Post # 1
Our wedding is in 26 days and our deadline for the RSVP responses was the 15th. We are keeping it adult and family/friends only with the exception of the kids in the wedding. So far we’ve had 4 people send back their RSVP with more than were invited. The invitations cleary said “Mr. and Mrs so and so” or “Ms. so and so”. One of them was addressed to Mr and Mrs and came back with 9 under the number attending. Seriously? 9! Who adds 7 to the RSVP!
We’ve had about 3 people add dates who were not given dates and today got one where only one person was invited (not very close with anymore, but friend of the family) and it said 4 on it.
Our venue holds 400 and were at about 300–but we don’t want to pay for that many. We set a limit at about 300 so the room isn’t crowded and we are on a budget.
What do we do about these people? There is no room for extras in what we planned. Thanks!
Post # 3
Call them up and say “Due to the maximum capacity for our venue we are only able to accomodate the guests the who were named on the invitations. Unfortunately, there is not enough room for (feel free to list the names of the uninvited). I understand that this might mean you are no longer able to attend. With this in mind, is your RSVP for (insert names of invited) still a yes?”

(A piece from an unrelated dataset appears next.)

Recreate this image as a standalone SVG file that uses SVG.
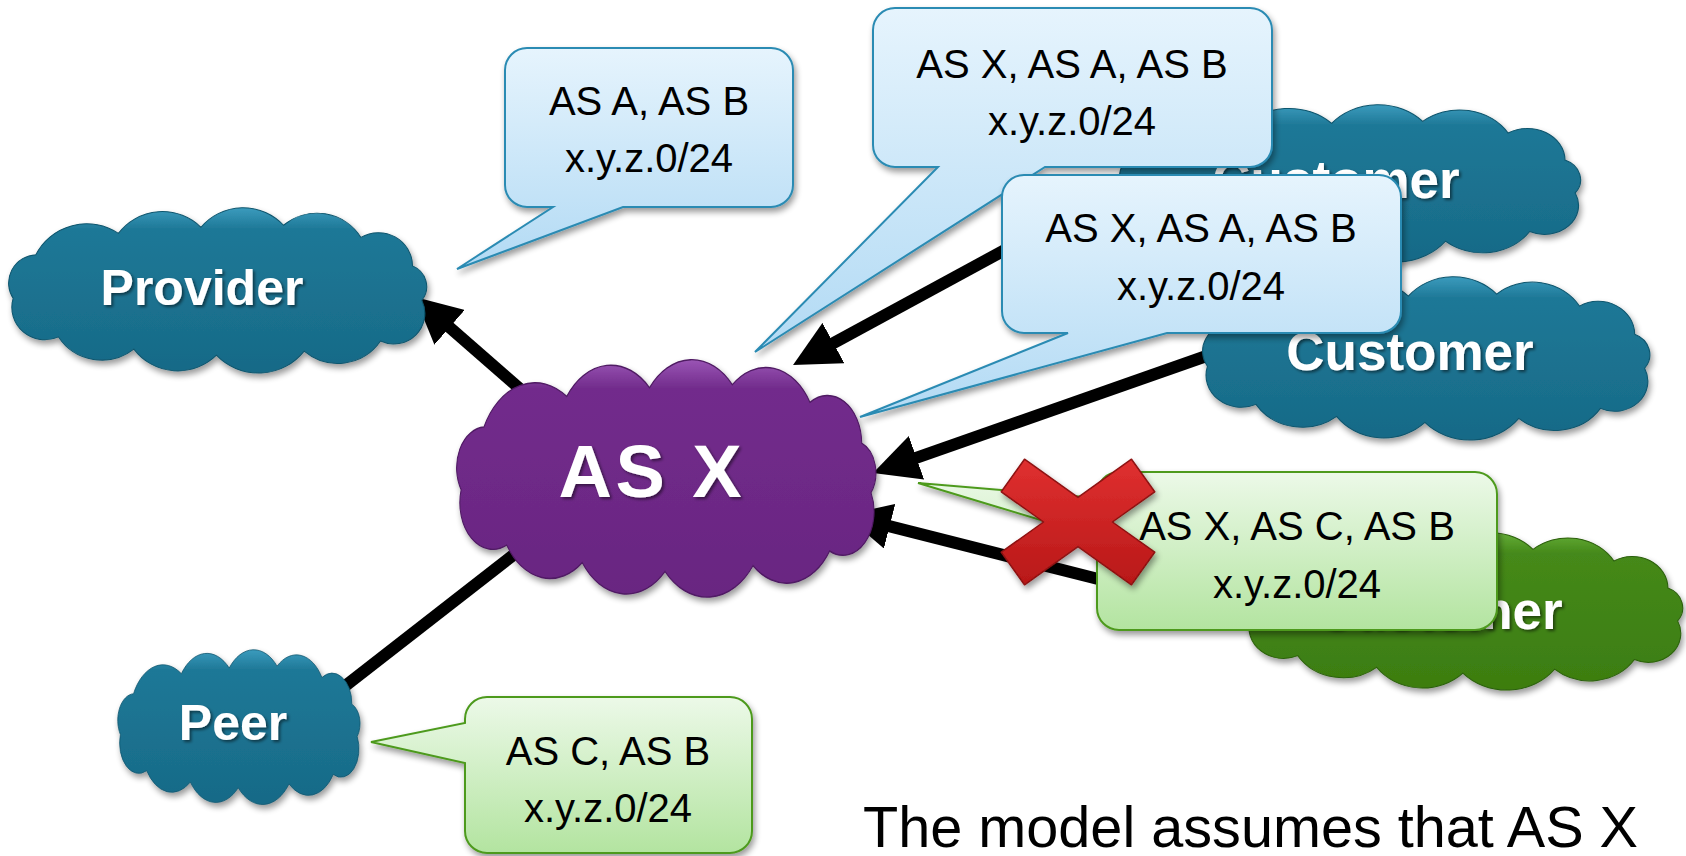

ETA: None of the plus ones are spouses right? (As in someone’s husband, wife, fiance, live in boyfriend or live in girlfriend.) Couples should be invited as a unit, so the additional guests might be people who you did not know were in serious relationships. If possible, I would make room for those guests (husbands, wives, fiances, live in boyfriends or live in girlfriends.)
Post # 4
It’s going to be an awkward phone call, but you would think that people would know by now, the people whose names are on the invitation are the people invited and no one else! Your going to have to school these ingrates, politely….and some of them might get a little miffed, but if they wanna play the +7 game, just let them now they’ll be splitting two plates of food 😉
Post # 5
I agree with @asscherlover: and @Nona99:. You will need to call the guests and clarify who is invited and politely, but firmly, explain that you simply are unable to accommodate any extra guests.
Post # 6
Well we called the one person and the 3 extras were her two sons and one if their new girlfriends. Immediately they said “well I hope you can understand why I will not be attending now”. Their loss! People just cant assume they can invite whoever they want. Weddings are expensive! We would love to have everyone, but its just not realistic. Thanks all!
Post # 7
Post # 8
WTF 7?? Wo the heck are they bringing? Yah, definitely call and tell these people. It will be awkward but they are the ones in the wrong for blatantly ignoring the invited names.